24 April 2018
Cost gap between CLT and concrete is narrowing
A new report highlights the advantages of using CLT over concrete. Alinea’s influential report Residential Timber: Cost Model suggests CLT is a viable alternative and uses two detailed exemplar cost models to demonstrate the point.
Residential Timber: Cost Model found that the cost of a CLT frame is comparable to one made of reinforced concrete and raises the question: why do we not see more CLT frames being made in the UK?
The report highlights the advantages of using CLT over concrete, including: units coming to market quicker, an ability to reduce floor-to-floor heights (CLT floors are thinner than concrete), as well as sustainability, reduced carbon emission, zero waste, high levels of airtightness, and swifter fixings and service installations.
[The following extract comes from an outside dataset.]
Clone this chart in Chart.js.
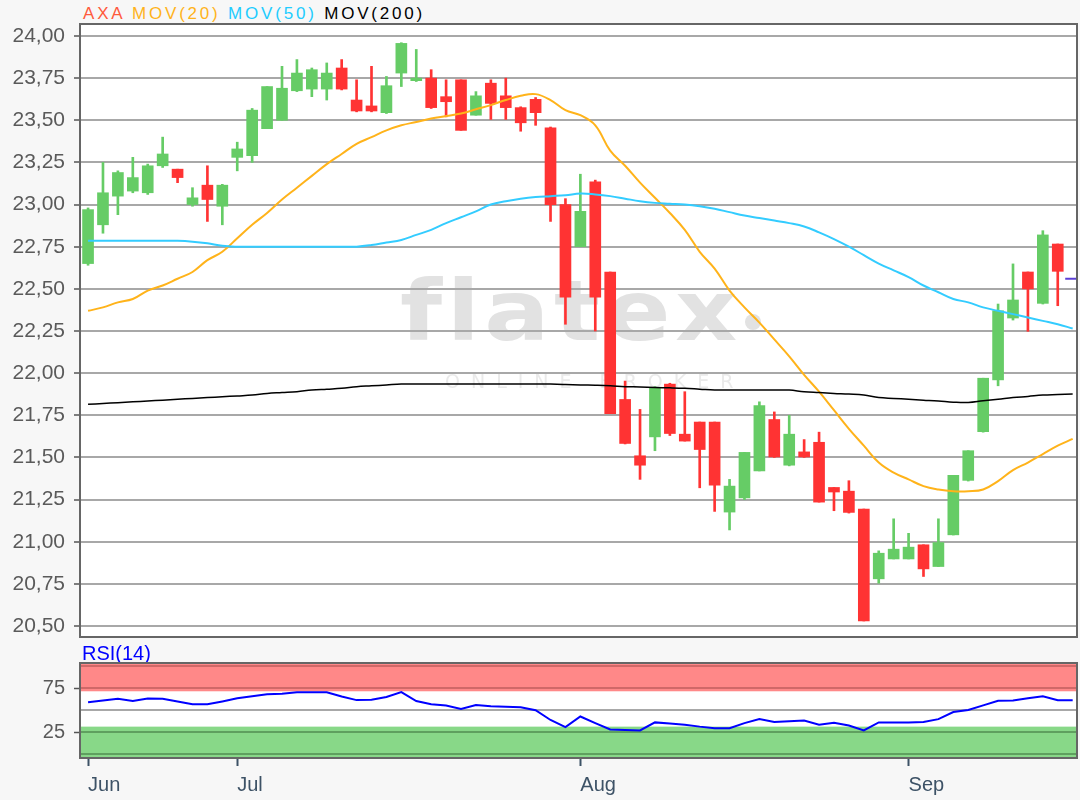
<!DOCTYPE html>
<html>
<head>
<meta charset="utf-8">
<script src="https://cdn.jsdelivr.net/npm/chart.js@4"></script>
<style>
  body { margin: 0; background: #f7f7f7; width: 1080px; height: 800px; overflow: hidden; position: relative; }
  #legend { position: absolute; left: 83px; top: 5px; font: 17px 'Liberation Sans', Arial, sans-serif; letter-spacing: 2.8px; white-space: nowrap; line-height: 17px; }
  #rsiLabel { position: absolute; left: 82px; top: 643px; font: 20px 'Liberation Sans', Arial, sans-serif; color: #0000ff; line-height: 20px; }
  #main { position: absolute; left: 0; top: 0; }
  #rsi { position: absolute; left: 0; top: 645px; }
</style>
</head>
<body>
<div id="legend"><span style="color:#ff5a3c">AXA</span> <span style="color:#ffb31a">MOV(20)</span> <span style="color:#22ccff">MOV(50)</span> <span style="color:#000">MOV(200)</span></div>
<canvas id="main" width="1080" height="645"></canvas>
<div id="rsiLabel">RSI(14)</div>
<canvas id="rsi" width="1080" height="155"></canvas>
<script>
// trading days shown
const dates = [
  '2019-06-17','2019-06-18','2019-06-19','2019-06-20','2019-06-21','2019-06-24','2019-06-25','2019-06-26','2019-06-27','2019-06-28',
  '2019-07-01','2019-07-02','2019-07-03','2019-07-04','2019-07-05','2019-07-08','2019-07-09','2019-07-10','2019-07-11','2019-07-12',
  '2019-07-15','2019-07-16','2019-07-17','2019-07-18','2019-07-19','2019-07-22','2019-07-23','2019-07-24','2019-07-25','2019-07-26',
  '2019-07-29','2019-07-30','2019-07-31',
  '2019-08-01','2019-08-02','2019-08-05','2019-08-06','2019-08-07','2019-08-08','2019-08-09','2019-08-12','2019-08-13','2019-08-14',
  '2019-08-15','2019-08-16','2019-08-19','2019-08-20','2019-08-21','2019-08-22','2019-08-23','2019-08-26','2019-08-27','2019-08-28',
  '2019-08-29','2019-08-30',
  '2019-09-02','2019-09-03','2019-09-04','2019-09-05','2019-09-06','2019-09-09','2019-09-10','2019-09-11','2019-09-12','2019-09-13',
  '2019-09-16'
];
const monthNames = ['Jan','Feb','Mar','Apr','May','Jun','Jul','Aug','Sep','Oct','Nov','Dec'];

const openP = [22.65,22.88,23.05,23.08,23.07,23.23,23.21,23.00,23.115,22.99,
  23.28,23.29,23.45,23.50,23.675,23.685,23.685,23.81,23.62,23.585,
  23.545,23.78,23.735,23.75,23.64,23.74,23.53,23.72,23.645,23.575,
  23.624,23.455,23.00,22.75,23.135,22.60,21.844,21.51,21.622,21.935,
  21.638,21.71,21.71,21.176,21.26,21.42,21.725,21.454,21.533,21.59,
  21.322,21.30,21.194,20.78,20.898,20.898,20.982,20.853,21.041,21.364,
  21.653,21.96,22.327,22.60,22.414,22.766];
const highP = [22.98,23.25,23.20,23.28,23.24,23.40,23.21,23.10,23.23,23.12,
  23.37,23.57,23.70,23.82,23.86,23.81,23.84,23.86,23.74,23.82,
  23.76,23.96,23.92,23.80,23.74,23.74,23.67,23.74,23.75,23.58,
  23.635,23.46,23.035,23.18,23.145,22.60,21.953,21.785,21.92,21.94,
  21.89,21.71,21.71,21.37,21.53,21.83,21.77,21.75,21.606,21.65,
  21.322,21.362,21.194,20.946,21.136,21.05,20.982,21.136,21.394,21.54,
  21.97,22.41,22.648,22.60,22.845,22.766];
const lowP = [22.64,22.83,22.94,23.07,23.06,23.22,23.13,22.99,22.90,22.88,
  23.20,23.25,23.45,23.50,23.67,23.64,23.62,23.68,23.55,23.55,
  23.54,23.70,23.73,23.57,23.52,23.44,23.53,23.505,23.505,23.435,
  23.47,22.90,22.29,22.75,22.25,21.76,21.58,21.37,21.54,21.63,
  21.597,21.32,21.18,21.07,21.25,21.42,21.50,21.45,21.50,21.235,
  21.184,21.17,20.53,20.754,20.898,20.898,20.794,20.853,21.04,21.36,
  21.65,21.925,22.315,22.248,22.41,22.40];
const closeP = [22.97,23.07,23.19,23.16,23.23,23.30,23.16,23.04,23.03,23.115,
  23.33,23.56,23.70,23.69,23.78,23.80,23.78,23.685,23.555,23.555,
  23.705,23.956,23.75,23.575,23.61,23.44,23.645,23.60,23.575,23.485,
  23.545,23.00,22.45,22.96,22.45,21.76,21.583,21.454,21.913,21.642,
  21.597,21.547,21.335,21.33,21.53,21.807,21.503,21.638,21.503,21.235,
  21.295,21.174,20.53,20.932,20.956,20.968,20.839,20.995,21.394,21.54,
  21.97,22.37,22.434,22.50,22.82,22.604];
const lastPrice = 22.56;

// moving averages (one point past the last candle)
const mov20 = [22.37,22.39,22.42,22.44,22.49,22.52,22.56,22.60,22.67,22.72,
  22.80,22.88,22.95,23.03,23.10,23.17,23.24,23.30,23.36,23.40,
  23.44,23.47,23.49,23.51,23.525,23.54,23.565,23.59,23.62,23.645,
  23.655,23.62,23.56,23.53,23.47,23.32,23.23,23.13,23.04,22.95,
  22.85,22.72,22.62,22.49,22.39,22.30,22.20,22.10,21.99,21.89,
  21.78,21.67,21.57,21.47,21.41,21.37,21.33,21.31,21.30,21.30,
  21.31,21.36,21.425,21.47,21.52,21.57,21.61];
const mov50 = [22.785,22.785,22.785,22.785,22.785,22.785,22.785,22.78,22.77,22.755,
  22.75,22.75,22.75,22.75,22.75,22.75,22.75,22.75,22.75,22.76,
  22.775,22.79,22.82,22.85,22.89,22.925,22.96,23.00,23.02,23.035,
  23.045,23.05,23.055,23.065,23.06,23.05,23.035,23.02,23.01,23.005,
  23.00,22.99,22.975,22.955,22.935,22.92,22.905,22.89,22.87,22.835,
  22.795,22.75,22.70,22.65,22.61,22.57,22.52,22.48,22.44,22.42,
  22.39,22.37,22.35,22.33,22.31,22.29,22.265];
const mov200 = [21.815,21.82,21.825,21.83,21.835,21.84,21.845,21.85,21.855,21.86,
  21.865,21.87,21.88,21.885,21.89,21.90,21.905,21.91,21.92,21.925,
  21.93,21.935,21.935,21.935,21.935,21.935,21.935,21.935,21.935,21.935,
  21.935,21.935,21.933,21.93,21.928,21.925,21.92,21.918,21.915,21.913,
  21.91,21.905,21.90,21.90,21.90,21.90,21.90,21.90,21.89,21.885,
  21.88,21.876,21.87,21.855,21.85,21.845,21.84,21.835,21.828,21.826,
  21.836,21.845,21.855,21.862,21.87,21.873,21.876];
const rsi14 = [59,61,62.9,60.6,63.2,63,60,56.8,56.8,60,
  63.5,66,68,68.8,70.5,70.5,70.3,65.5,61.5,61.8,
  65,70.5,60.5,56.8,55.5,51.4,56,54.6,54,53.3,
  50,39,31,43,35.5,28.3,27.6,27.2,36.3,35,
  33.6,31.5,29.8,29.8,35.5,40,36.7,37.5,38.3,33.6,
  35.9,32.8,27.2,36.3,36.3,36.3,36.8,40,48,50.3,
  55.5,60.8,61.2,63.5,65.9,61.3,61.3];

const priceTicks = [20.5,20.75,21.0,21.25,21.5,21.75,22.0,22.25,22.5,22.75,23.0,23.25,23.5,23.75,24.0];
const rsiTicks = [25, 75];
const rsiLevels = [0, 25, 75, 100];

const GREEN = '#66cc66', RED = '#ff3333';
const xMin = -0.54, xMax = dates.length + 0.29;
const FONT = "'Liberation Sans', Arial, sans-serif";

// first trading day of each month
const monthStarts = [];
dates.forEach((d, i) => {
  if (i === 0 || d.slice(5, 7) !== dates[i - 1].slice(5, 7)) monthStarts.push(i);
});

const candleColors = closeP.map((c, i) => c >= openP[i] ? GREEN : RED);
const bodies = openP.map((o, i) => ({ x: i, y: [o, closeP[i]] }));
const wicks = lowP.map((l, i) => ({ x: i, y: [l, highP[i]] }));
const toXY = arr => arr.map((v, i) => ({ x: i, y: v }));
const n = dates.length;

// keep the plot box where we put it (labels may hang over the edge)
const fixWidth = s => { s.width = 80; s.paddingTop = 0; s.paddingBottom = 0; };

const mainDecor = {
  id: 'mainDecor',
  beforeDraw(chart) {
    const { ctx, chartArea: a } = chart;
    ctx.save();
    ctx.fillStyle = '#fff';
    ctx.fillRect(a.left, a.top, a.right - a.left, a.bottom - a.top);
    // watermark
    ctx.save();
    ctx.translate(400, 340);
    ctx.scale(1.15, 1);
    ctx.fillStyle = '#e2e2e2';
    ctx.font = "bold 84px 'DejaVu Sans'";
    ctx.letterSpacing = '4px';
    ctx.textBaseline = 'alphabetic';
    ctx.fillText('flatex', 0, 0);
    ctx.restore();
    ctx.fillStyle = '#e2e2e2';
    ctx.beginPath();
    ctx.arc(753, 322, 8, 0, Math.PI * 2);
    ctx.fill();
    ctx.fillStyle = '#eaeaea';
    ctx.font = "19px 'DejaVu Sans'";
    ctx.letterSpacing = '11px';
    ctx.fillText('ONLINE BROKER', 445, 388);
    ctx.restore();
  },
  afterDraw(chart) {
    const { ctx, chartArea: a } = chart;
    ctx.save();
    ctx.strokeStyle = '#666';
    ctx.lineWidth = 2;
    ctx.strokeRect(a.left, a.top, a.right - a.left, a.bottom - a.top);
    ctx.restore();
  }
};

new Chart(document.getElementById('main'), {
  type: 'bar',
  data: {
    datasets: [
      { type: 'line', data: toXY(mov200), borderColor: '#000', borderWidth: 1.5, pointRadius: 0, tension: 0.4, order: 1 },
      { type: 'line', data: toXY(mov50), borderColor: '#33ccff', borderWidth: 2, pointRadius: 0, tension: 0.4, order: 1 },
      { type: 'line', data: toXY(mov20), borderColor: '#ffb31a', borderWidth: 2, pointRadius: 0, tension: 0.4, order: 1 },
      { type: 'line', data: [{ x: n - 0.5, y: lastPrice }, { x: n + 0.4, y: lastPrice }], borderColor: '#5b3fd6', borderWidth: 2, pointRadius: 0, order: 1 },
      { type: 'bar', data: wicks, backgroundColor: candleColors, barThickness: 2, grouped: false, order: 3 },
      { type: 'bar', data: bodies, backgroundColor: candleColors, barThickness: 11, grouped: false, order: 2 }
    ]
  },
  options: {
    responsive: false,
    animation: false,
    layout: { padding: { top: 24, right: 3, bottom: 8, left: 0 } },
    plugins: { legend: { display: false }, tooltip: { enabled: false } },
    scales: {
      x: { type: 'linear', display: false, min: xMin, max: xMax, offset: false, grid: { offset: false } },
      y: {
        type: 'linear', position: 'left', min: 20.435, max: 24.071,
        afterBuildTicks: s => { s.ticks = priceTicks.map(v => ({ value: v })); },
        afterFit: fixWidth,
        border: { display: false },
        grid: { color: '#a8a8a8', lineWidth: 2, tickColor: '#555', tickLength: 6, tickWidth: 1.5 },
        ticks: { color: '#5a5a5a', font: { family: FONT, size: 21 }, padding: 9,
          callback: v => v.toFixed(2).replace('.', ',') }
      }
    }
  },
  plugins: [mainDecor]
});

const rsiDecor = {
  id: 'rsiDecor',
  beforeDraw(chart) {
    const { ctx, chartArea: a, scales: { y } } = chart;
    ctx.save();
    ctx.fillStyle = '#fff';
    ctx.fillRect(a.left, a.top, a.right - a.left, a.bottom - a.top);
    const yTop = y.getPixelForValue(y.max), yBot = y.getPixelForValue(y.min);
    ctx.fillStyle = '#ff8888';
    ctx.fillRect(a.left, yTop, a.right - a.left, y.getPixelForValue(71.5) - yTop);
    ctx.fillStyle = '#88d888';
    const g = y.getPixelForValue(31.5);
    ctx.fillRect(a.left, g, a.right - a.left, yBot - g);
    ctx.lineWidth = 2;
    rsiLevels.forEach(v => {
      ctx.strokeStyle = v > 50 ? '#d06868' : '#5fa05f';
      const py = Math.round(y.getPixelForValue(v));
      ctx.beginPath(); ctx.moveTo(a.left, py); ctx.lineTo(a.right, py); ctx.stroke();
    });
    ctx.strokeStyle = '#a8a8a8';
    const p50 = Math.round(y.getPixelForValue(50));
    ctx.beginPath(); ctx.moveTo(a.left, p50); ctx.lineTo(a.right, p50); ctx.stroke();
    ctx.restore();
  },
  afterDraw(chart) {
    const { ctx, chartArea: a } = chart;
    ctx.save();
    ctx.strokeStyle = '#666';
    ctx.lineWidth = 2;
    ctx.strokeRect(a.left, a.top, a.right - a.left, a.bottom - a.top);
    ctx.restore();
  }
};

new Chart(document.getElementById('rsi'), {
  type: 'line',
  data: {
    datasets: [
      { data: toXY(rsi14), borderColor: '#0000ff', borderWidth: 2, pointRadius: 0, tension: 0 }
    ]
  },
  options: {
    responsive: false,
    animation: false,
    layout: { padding: { top: 18, right: 3, bottom: 0, left: 0 } },
    plugins: { legend: { display: false }, tooltip: { enabled: false } },
    scales: {
      x: {
        type: 'linear', min: xMin, max: xMax, offset: false,
        afterBuildTicks: s => { s.ticks = monthStarts.map(i => ({ value: i })); },
        afterFit: s => { s.height = 42; s.paddingLeft = 0; s.paddingRight = 0; },
        border: { display: false },
        grid: { drawOnChartArea: false, tickLength: 8, tickColor: '#3d5266', tickWidth: 2 },
        ticks: { color: '#3d5266', font: { family: FONT, size: 20 }, padding: 7, align: 'start',
          maxRotation: 0, autoSkip: false,
          callback: v => monthNames[parseInt(dates[Math.round(v)].slice(5, 7), 10) - 1] }
      },
      y: {
        type: 'linear', min: -4, max: 103.5,
        afterBuildTicks: s => { s.ticks = rsiTicks.map(v => ({ value: v })); },
        afterFit: fixWidth,
        border: { display: false },
        grid: { drawOnChartArea: false, tickColor: '#555', tickLength: 6, tickWidth: 1.5 },
        ticks: { color: '#5a5a5a', font: { family: FONT, size: 20 }, padding: 9 }
      }
    }
  },
  plugins: [rsiDecor]
});
</script>
</body>
</html>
Alex Hyams, author of the report and associate at Alinea, says: “The cost gap between CLT and concrete is narrowing, and as the CLT supply chain grows, this gap will continue to close. If CLT is considered early and schemes are designed to match the specific dimensional requirements, CLT is a viable alternative to concrete”.
The benefits CLT offers to structural applications include:
The computer numerically controlled (CNC) cutting process used in the manufacture of CLT panels allows the panels to be cut or routed to almost any shape.
CLT is stronger than solid timber as it has a wider distribution of natural defects due to the cross-lamination process and high standard of board strength grading.
CLT is typically used for floor, roof and wall elements of building structures with spanning capabilities of up to 8m or up to 12m when used compositely with concrete or as a fabricated cassette section. CLT has high in-plane strength and stiffness, which also allow it to be used effectively as shear walls, diaphragm plates and deep beams.
CLT is manufactured to strict QA requirements from stress graded timber of known structural capacity.
CLT is manufactured from kiln-dried timber (12% moisture content) and the cross-lamination process makes it less prone to movement caused by changes in moisture content.
The report used two detailed exemplar cost models, one each for a CLT and concrete design for a seven-storey private residential building. The scheme has been designed with both a timber and concrete solution in mind at the outset, for ease of comparison, with a structural layout to suit both. The cost model is based on:
- A building in London (Zones 3 – 6)
- 307,912ft² gross internal floor area / 223,286ft² net internal (residential) area
- A small retail shell at ground level
- 294 residential apartments (all for private sale)
- CLT frame, upper floors, roof, core, stairs, external walls (all first floor and above)
- Reinforced concrete ground and transfer slab
- CLT all non-visual grade
- Piled foundations due to poor ground conditions
All rates are base dated at Q2 2017 and reflect a two-stage competitive design and build tender. Exclusions from the cost model include demolitions, fees (professional and pre-construction), external works, incoming utilities, section 106/278 agreements and VAT.
Authored by Alex Hyams, Steve Watts and Catherine Harvatt at Alinea Consulting, with assistance from Paul Grimes and Clive Fussell of Engenuiti, and Danny Hopkin of Olsson Fire & Risk.